Establish a consistent memory allocation strategy for Tensorflow Memory
Currently memory allocation for TF in our examples in inconsistent and causes issues.
- [ ] Update NVTabular TF examples
- [ ] Update Merlin models config_tensorflow() function
Let's figure out best practices and make it consistent.
I think we discussed that TensorFlow 2.8 will set cuda_malloc_async by default.
@rnyak shared, if we remove os.environ["TF_GPU_ALLOCATOR"]="cuda_malloc_async", that TensorFlow2.8 will consume the full GPU memory.
I reproduced the behavior in our merlin-tensorflow-training:22.04 container.
- Set nothing: 30/40GB (I think it should be 38 GB out of 40 GB, need to double check)
- Set cuda_malloc_async: 0.5/40GB
- Set TF_MEMORY_ALLOCATION=0.5: 38/40GB
- Use configure_tensorflow: 21/40GB (default behavior is 50%)
@jperez999 I think you mentioned that TF2.8 will set it by default. Do you have any reference? Do you observe the same behavior?
What should we use for memory allocation in our examples? I think the best user experience is cuda_malloc_async.
Should we add it explicit to all examples with the note, that it is only available for TF2.8 and add an reference to Troubleshooting?

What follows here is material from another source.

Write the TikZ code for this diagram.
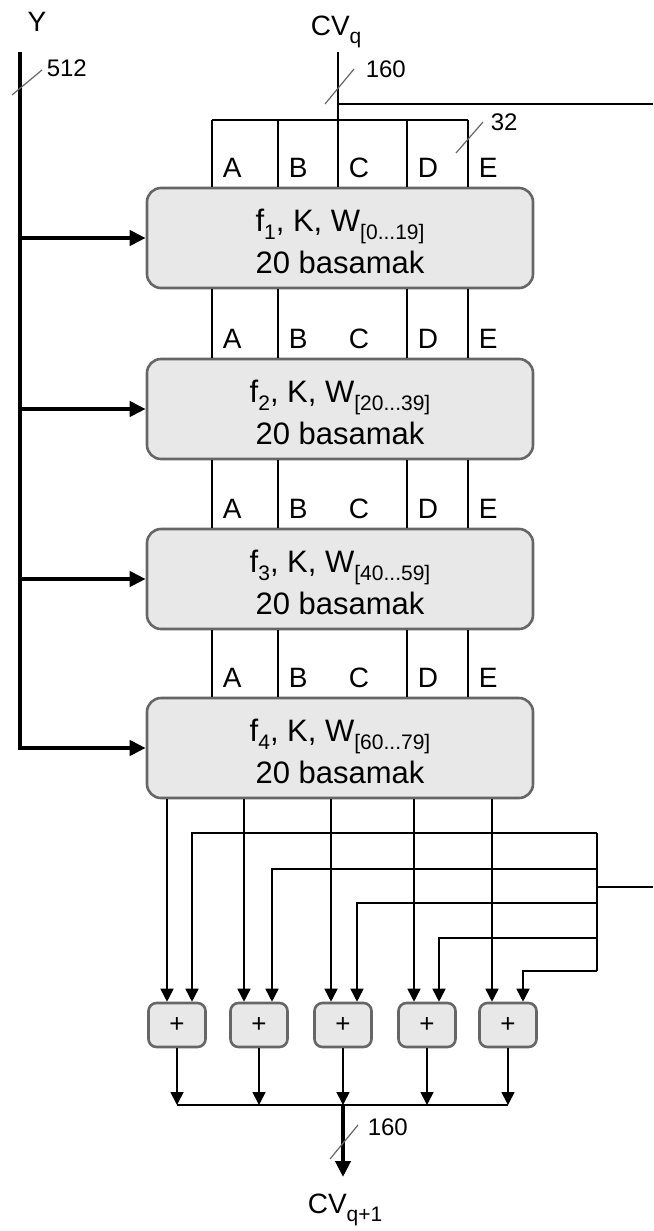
\documentclass[tikz,border=0pt]{standalone}
\usepackage{fontspec}
\setmainfont{Liberation Sans}
\usetikzlibrary{arrows.meta}
\newcommand\idx[1]{\raisebox{-4pt}{\fontsize{10.5}{12}\selectfont #1}}
\tikzset{
	stage/.style={draw=black!60, line width=1.3pt, fill=black!9, rounded corners=7pt,
		minimum width=193pt, minimum height=50pt, align=center,
		font=\fontsize{15.5}{18.5}\selectfont},
	adder/.style={draw=black!60, line width=1.3pt, fill=black!9, rounded corners=4pt,
		minimum width=28.5pt, minimum height=22pt, font=\fontsize{13}{15}\selectfont},
	wire/.style={-{Triangle[width=6.5pt,length=6.5pt]}},
	bus/.style={line width=2pt},
	busarr/.style={bus, line join=miter, -{Triangle[width=7.5pt,length=8pt]}},
	slash/.style={draw=black!60, line width=0.6pt},
	lbl/.style={font=\fontsize{14}{16}\selectfont, inner sep=0pt},
	num/.style={font=\fontsize{12}{14}\selectfont, inner sep=0pt}
}
\begin{document}
\begin{tikzpicture}[x=0.5pt, y=-0.5pt, line width=0.8pt]
	\useasboundingbox (0,0) rectangle (653,1231);
	\foreach \i/\y/\w in {1/238/{0...19},2/409/{20...39},3/579/{40...59},4/748/{60...79}}
		\node[stage] (f\i) at (340,\y) {\rule{0pt}{15pt}f\idx{\i}, K, W\idx{[\w]}\\[2.5pt]20 basamak};
	\foreach \n/\x in {A/212,B/278,C/338,D/407,E/468}
		\coordinate (c\n) at (\x,120);

	\node[lbl, anchor=base] (ylab) at (37,32) {Y};
	\node[lbl, anchor=base west] (cvq) at (310,35) {CV\idx{q}};
	\coordinate (ytop) at (20,52);
	\coordinate (cvin) at (338,52);
	\coordinate (fbtop) at (653,104);
	\coordinate (fbbot) at (653,887);
	\coordinate (fbbus) at (597,887);

	\draw[bus] (ytop) -- (ytop |- f1);
	\foreach \i in {1,2,3}
		\draw[busarr] (ytop |- f\i) -- (f\i.west);
	\draw[busarr] (ytop |- f1) -- (ytop |- f4) -- (f4.west);
	\draw[slash] (12,95) -- (42,70);
	\node[num, anchor=base west] (n512) at (46,76) {512};

	\draw (cvin) -- (cvin |- f1.north);
	\draw (cvin |- fbtop) -- (fbtop);
	\draw[slash] (325,104) -- (354,69);
	\node[num, anchor=base west] (n160) at (365,77) {160};
	\draw (cA) -- (cE);
	\foreach \n in {A,B,D,E}
		\draw (c\n) -- (c\n |- f1.north);
	\draw[slash] (456,153) -- (483,122);
	\node[num, anchor=base west] (n32) at (490,130) {32};
	\foreach \i/\j in {1/2,2/3,3/4}
		\foreach \n in {A,B,D,E}
			\draw (f\i.south -| c\n) -- (f\j.north -| c\n);
	\foreach \i in {1,...,4}
		\foreach \n in {A,B,C,D,E}
			\node[lbl, anchor=base west, xshift=5pt, yshift=4.5pt] (l\n\i) at (f\i.north -| c\n) {\n};

	\foreach \i/\x in {1/177,2/259,3/343,4/427,5/508}
		\node[adder] (s\i) at (\x,1025) {+};
	\foreach \i/\x in {1/167,2/244,3/331,4/414,5/492}
		\draw[wire] (f4.south -| \x,0) -- (s\i.north -| \x,0);
	\draw (fbbot) -- (fbbus);
	\draw (597,833) -- (597,971);
	\foreach \i/\x/\y in {1/192/833,2/272/869,3/357/903,4/439/938,5/523/971}
		\draw[wire] (597,\y) -- (\x,\y) -- (s\i.north -| \x,0);

	\coordinate (sum) at (343,1105);
	\coordinate (cvout) at (343,1177);
	\foreach \i in {1,...,5}
		\draw[wire] (s\i.south) -- (s\i.south |- sum);
	\draw (s1.south |- sum) -- (s5.south |- sum);
	\draw[busarr] (sum) -- (cvout);
	\draw[slash] (330,1159) -- (358,1125);
	\node[num, anchor=base west] (n160b) at (367,1135) {160};
	\node[lbl, anchor=base west] (cvq1) at (307,1213) {CV\idx{q+1}};
\end{tikzpicture}
\end{document}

In the Troubleshooting, we can add a section for older TF versions?
Nothing:
import tensorflow as tf
print(tf.__version__)
tf.constant([0,1,2])
cuda_malloc_async:
import os
os.environ["TF_GPU_ALLOCATOR"]="cuda_malloc_async"
import tensorflow as tf
print(tf.__version__)
tf.constant([0,1,2])
TF_MEMORY_ALLOCATION:
import os
os.environ["TF_MEMORY_ALLOCATION"] = "0.5"
import tensorflow as tf
print(tf.__version__)
tf.constant([0,1,2])
configure_tensorflow:
from merlin.models.loader.tf_utils import configure_tensorflow
configure_tensorflow()
import tensorflow as tf
print(tf.__version__)
tf.constant([0,1,2])
Let's test 2.7 if cuda_malloc_async works
rename to allocate_tensorflow_memory
add kw type=dynamic | fixed | None
if default None it will use best based on tf version
if fixed force use of tf_memory_allocation
if dynamic try to use cuda-malloc-async if tf version => 2.8.0
Tensorflow 2.6 behavior (21.12 container)
Set nothing: 31/32GB Set cuda_malloc_async: 0.5/32GB Set TF_MEMORY_ALLOCATION=0.5: 31/32GB Use configure_tensorflow: is not availble in the docker container
Tensorflow 2.7 behavior (22.02 container)
Set nothing: 31/32GB Set cuda_malloc_async: 31/32GB Set TF_MEMORY_ALLOCATION=0.5: 31/32GB Use configure_tensorflow: is not availble in the docker container
@rnyak @jperez999 I am not sure, how we should continue with the TensorFlow allocation logic :) . I do not understand, why it works for 2.6 and it does not work for 2.7?
@bschifferer can we add the details in a README about TF memory allocation behaviors wrt different TF versions and in the example nbs we just say something like this nb was developed with TF 2.8 ... and for TF 2.6 and 2.7 versions please visit README and learn tips about tf memory allocation what do you think?
Yes, we can do it. But I wonder, why cuda_malloc_async works for TF2.6 but it does not work for TF2.7?
I rerun the test with native installed TensorFlow:
TF2.6 (pip)
- Nothing: 31/32 GB
- Set cuda_malloc_async: kernel dies
- Set TF_MEMORY_ALLOCATION=0.5: 31/32GB
TF2.7 (pip)
- Nothing: 31/32 GB
- Set cuda_malloc_async: 0.5/32GB
- Set TF_MEMORY_ALLOCATION=0.5: 31/32GB
TF2.8 (pip)
- Nothing: 31/32 GB
- Set cuda_malloc_async: 0.5/32GB
- Set TF_MEMORY_ALLOCATION=0.5: 31/32GB
rename to allocate_tensorflow_memory add kw
type=dynamic | fixed | Noneif default None it will use best based on tf version if fixed force use of tf_memory_allocation if dynamic try to use cuda-malloc-async if tf version => 2.8.0
@jperez999 I think that behavior is correct. In theory, cuda-malloc-async can work with TF2.7.0 but it depends on the environment. It did not work with our own container, but it worked, when installing it from pip.
@bschifferer one note to this thread:
run_ensemble_on_tritonserver is giving error if we set cuda_malloc_async.
@jperez999 have you had a change to update configure_tensorflow to allocate_tensorflow_memory ?
@EvenOldridge , Should this be added to 22.08 scope ? Its not clear how this maps to the roadmap
@viswa-nvidia I closed the ticket as there was no progress for a long time. Please reopen, if we should work on it.